Evy Poumpouras spent years mastering the psychology of influence and control as a Secret Service agent and interrogator. In this conversation, she speaks of techniques that sound almost too simple to work, but they do. When she walks you through how to greet someone with subtle commands instead of questions, how to give someone autonomy in small ways so you can push them on bigger things later, how to plant seeds that say "I'm in charge here" without ever speaking those words directly, you realize these aren't manipulation tactics. They're protection strategies. She talks about dating after abuse with the kind of honesty that cuts through all the self-help noise.
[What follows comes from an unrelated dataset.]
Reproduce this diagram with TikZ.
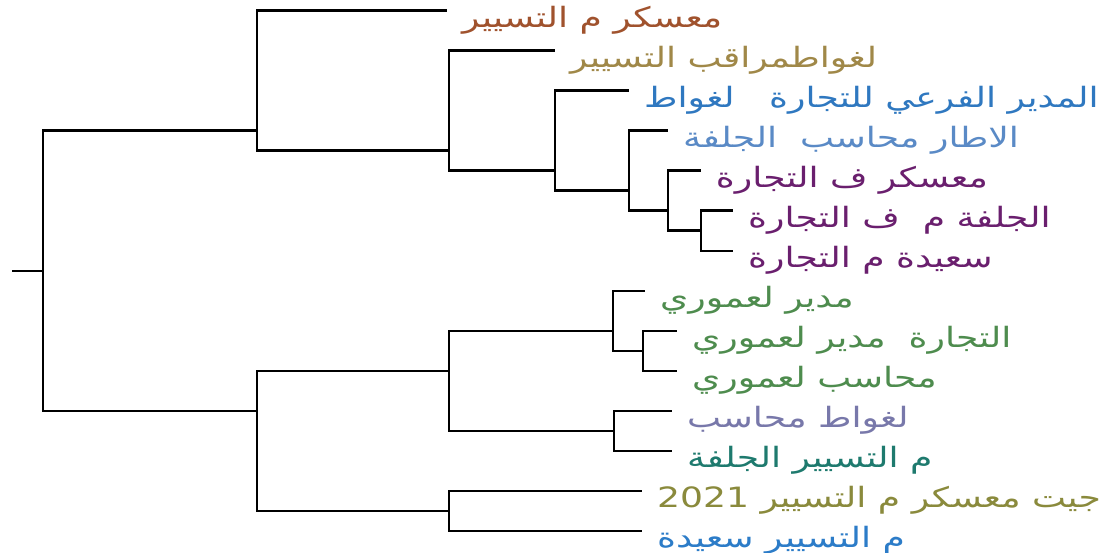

If you've been a doormat, if someone walked all over your boundaries, the instinct is to either shut down completely or come out swinging. Evy offers a third path, one where you rebuild authority without taking your trauma out on innocent people.

The conversation shifts into something even more valuable when she explains the difference between conditional and unconditional trust. Most of us hand out trust like candy because it's easier, because it means we can turn our brains off and just believe people. But that's exactly why betrayal destroys us. Evy explains that law enforcement officers assume everyone is lying because they deal with liars all day, while average people assume everyone is honest. Neither extreme works. What does work is conditional trust, where you protect yourself by trusting someone in stages, in pieces, watching how they handle small things before you give them access to bigger things. It's more work, yes. It requires staying alert, keeping that more complex part of your brain engaged. But it's the difference between building something real and getting shattered when someone you trusted completely shows you who they really are. This is practical psychology you can use today, whether you're sitting across from someone in a job interview, on a first date, or trying to figure out if someone in your life deserves more access to your heart.